(Do this) All of the material should be reproduced exactly, with pictures left out.

* START Data section *

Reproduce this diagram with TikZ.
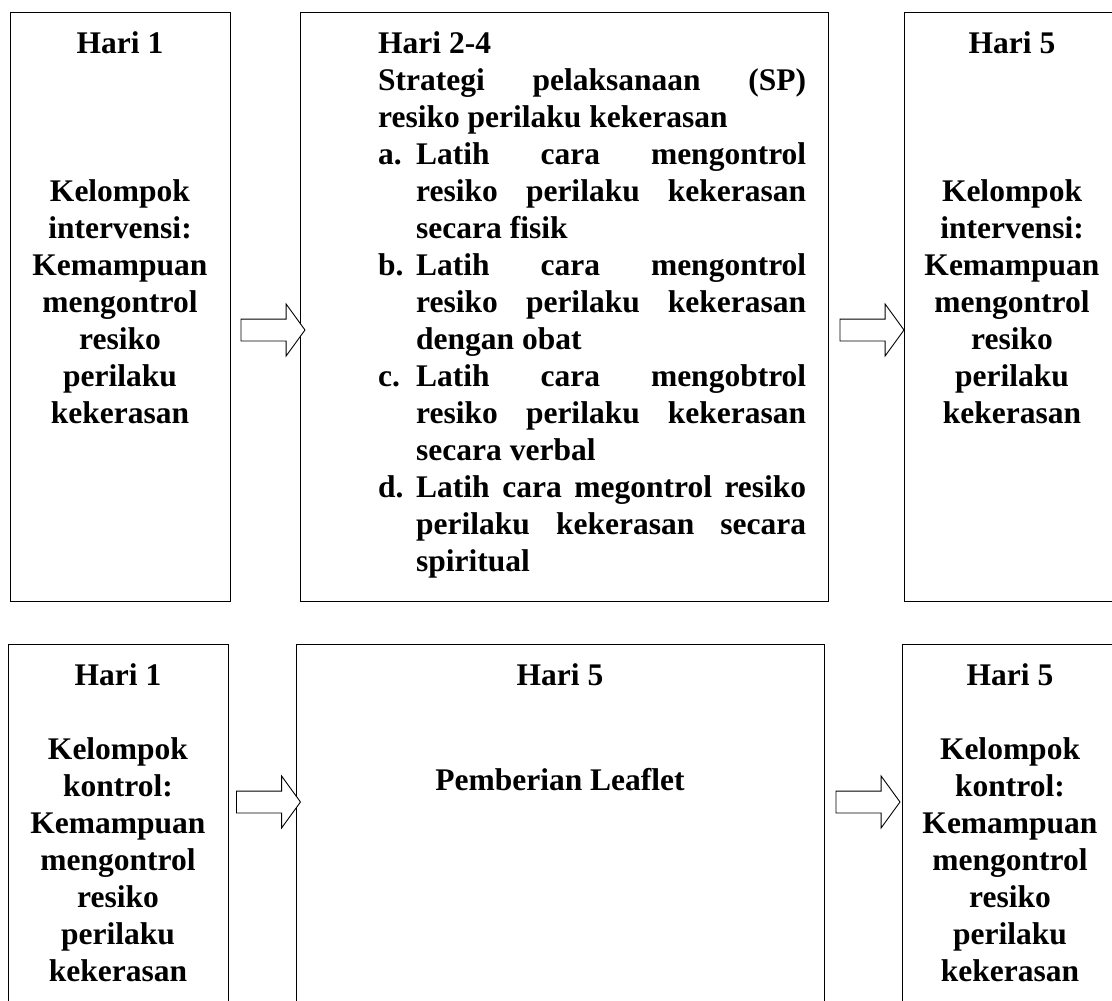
\documentclass[tikz,border=0pt]{standalone}
\usepackage{fontspec}
\setmainfont{Liberation Serif}
\usetikzlibrary{shapes.arrows}
\newcommand{\spitem}[2]{\hangindent=38pt\hangafter=1\noindent\makebox[38pt][l]{#1}#2\par}
\begin{document}
\begin{tikzpicture}[x=1pt, y=-1pt,
  box/.style={draw, line width=1.4pt, inner sep=0pt, anchor=north west},
  txt/.style={anchor=north, align=center, inner sep=0pt,
    font=\fontsize{31.5}{37}\selectfont\bfseries},
  flow/.style={single arrow, draw, line width=0.9pt, fill=white, inner sep=10.5pt,
    minimum height=64pt, single arrow head extend=15pt, single arrow tip angle=108}]
    \path[use as bounding box] (0, 0) rectangle (1112, 1001);
    \clip (0, 0) rectangle (1112, 1001);

    % Intervention group
    \node [box, minimum width=220pt, minimum height=589pt] (pre1) at (10, 12) {};
    \node [box, minimum width=528pt, minimum height=589pt] (sp1) at (300, 12) {};
    \node [box, minimum width=216pt, minimum height=589pt] (post1) at (904, 12) {};
    \node [txt] (pre1t) at (120, 31.5)
      {Hari 1\\[111pt]Kelompok\\intervensi:\\Kemampuan\\mengontrol\\resiko\\perilaku\\kekerasan};
    \node [txt, anchor=north west, text width=428pt, align=justify] (sp1t) at (378, 31.5) {%
      \tolerance=10000\hyphenpenalty=10000
      Hari 2-4\par
      Strategi pelaksanaan (SP)\linebreak resiko perilaku kekerasan\par
      \spitem{a.}{Latih cara mengontrol\linebreak resiko perilaku kekerasan\linebreak secara fisik}
      \spitem{b.}{Latih cara mengontrol\linebreak resiko perilaku kekerasan\linebreak dengan obat}
      \spitem{c.}{Latih cara mengobtrol\linebreak resiko perilaku kekerasan\linebreak secara verbal}
      \spitem{d.}{Latih cara megontrol resiko\linebreak perilaku kekerasan secara\linebreak spiritual}};
    \node [txt] (post1t) at (1012, 31.5)
      {Hari 5\\[111pt]Kelompok\\intervensi:\\Kemampuan\\mengontrol\\resiko\\perilaku\\kekerasan};

    % Control group
    \node [box, minimum width=220pt, minimum height=400pt] (pre2) at (8, 644) {};
    \node [box, minimum width=528pt, minimum height=400pt] (sp2) at (296, 644) {};
    \node [box, minimum width=216pt, minimum height=400pt] (post2) at (902, 644) {};
    \node [txt] (pre2t) at (118, 663.5)
      {Hari 1\\[37pt]Kelompok\\kontrol:\\Kemampuan\\mengontrol\\resiko\\perilaku\\kekerasan};
    \node [txt] (sp2t) at (560, 663.5) {Hari 5\\[68pt]Pemberian Leaflet};
    \node [txt] (post2t) at (1010, 663.5)
      {Hari 5\\[37pt]Kelompok\\kontrol:\\Kemampuan\\mengontrol\\resiko\\perilaku\\kekerasan};

    % Arrows
    \node [flow] (f1) at (269, 330) {};
    \node [flow] (f2) at (868, 330) {};
    \node [flow] (f3) at (264.5, 802) {};
    \node [flow] (f4) at (864, 802) {};
\end{tikzpicture}
\end{document}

* END Data section *

(Solution to the problem)
Reproduce this diagram with TikZ.
\documentclass[tikz,border=0pt]{standalone}
\usepackage{fontspec}
\setmainfont{Liberation Serif}
\usetikzlibrary{shapes.arrows}
\newcommand{\spitem}[2]{\hangindent=38pt\hangafter=1\noindent\makebox[38pt][l]{#1}#2\par}
\begin{document}
\begin{tikzpicture}[x=1pt, y=-1pt,
  box/.style={draw, line width=1.4pt, inner sep=0pt, anchor=north west},
  txt/.style={anchor=north, align=center, inner sep=0pt,
    font=\fontsize{31.5}{37}\selectfont\bfseries},
  flow/.style={single arrow, draw, line width=0.9pt, fill=white, inner sep=10.5pt,
    minimum height=64pt, single arrow head extend=15pt, single arrow tip angle=108}]
    \path[use as bounding box] (0, 0) rectangle (1112, 1001);
    \clip (0, 0) rectangle (1112, 1001);

    % Intervention group
    \node [box, minimum width=220pt, minimum height=589pt] (pre1) at (10, 12) {};
    \node [box, minimum width=528pt, minimum height=589pt] (sp1) at (300, 12) {};
    \node [box, minimum width=216pt, minimum height=589pt] (post1) at (904, 12) {};
    \node [txt] (pre1t) at (120, 31.5)
      {Hari 1\\[111pt]Kelompok\\intervensi:\\Kemampuan\\mengontrol\\resiko\\perilaku\\kekerasan};
    \node [txt, anchor=north west, text width=428pt, align=justify] (sp1t) at (378, 31.5) {%
      \tolerance=10000\hyphenpenalty=10000
      Hari 2-4\par
      Strategi pelaksanaan (SP)\linebreak resiko perilaku kekerasan\par
      \spitem{a.}{Latih cara mengontrol\linebreak resiko perilaku kekerasan\linebreak secara fisik}
      \spitem{b.}{Latih cara mengontrol\linebreak resiko perilaku kekerasan\linebreak dengan obat}
      \spitem{c.}{Latih cara mengobtrol\linebreak resiko perilaku kekerasan\linebreak secara verbal}
      \spitem{d.}{Latih cara megontrol resiko\linebreak perilaku kekerasan secara\linebreak spiritual}};
    \node [txt] (post1t) at (1012, 31.5)
      {Hari 5\\[111pt]Kelompok\\intervensi:\\Kemampuan\\mengontrol\\resiko\\perilaku\\kekerasan};

    % Control group
    \node [box, minimum width=220pt, minimum height=400pt] (pre2) at (8, 644) {};
    \node [box, minimum width=528pt, minimum height=400pt] (sp2) at (296, 644) {};
    \node [box, minimum width=216pt, minimum height=400pt] (post2) at (902, 644) {};
    \node [txt] (pre2t) at (118, 663.5)
      {Hari 1\\[37pt]Kelompok\\kontrol:\\Kemampuan\\mengontrol\\resiko\\perilaku\\kekerasan};
    \node [txt] (sp2t) at (560, 663.5) {Hari 5\\[68pt]Pemberian Leaflet};
    \node [txt] (post2t) at (1010, 663.5)
      {Hari 5\\[37pt]Kelompok\\kontrol:\\Kemampuan\\mengontrol\\resiko\\perilaku\\kekerasan};

    % Arrows
    \node [flow] (f1) at (269, 330) {};
    \node [flow] (f2) at (868, 330) {};
    \node [flow] (f3) at (264.5, 802) {};
    \node [flow] (f4) at (864, 802) {};
\end{tikzpicture}
\end{document}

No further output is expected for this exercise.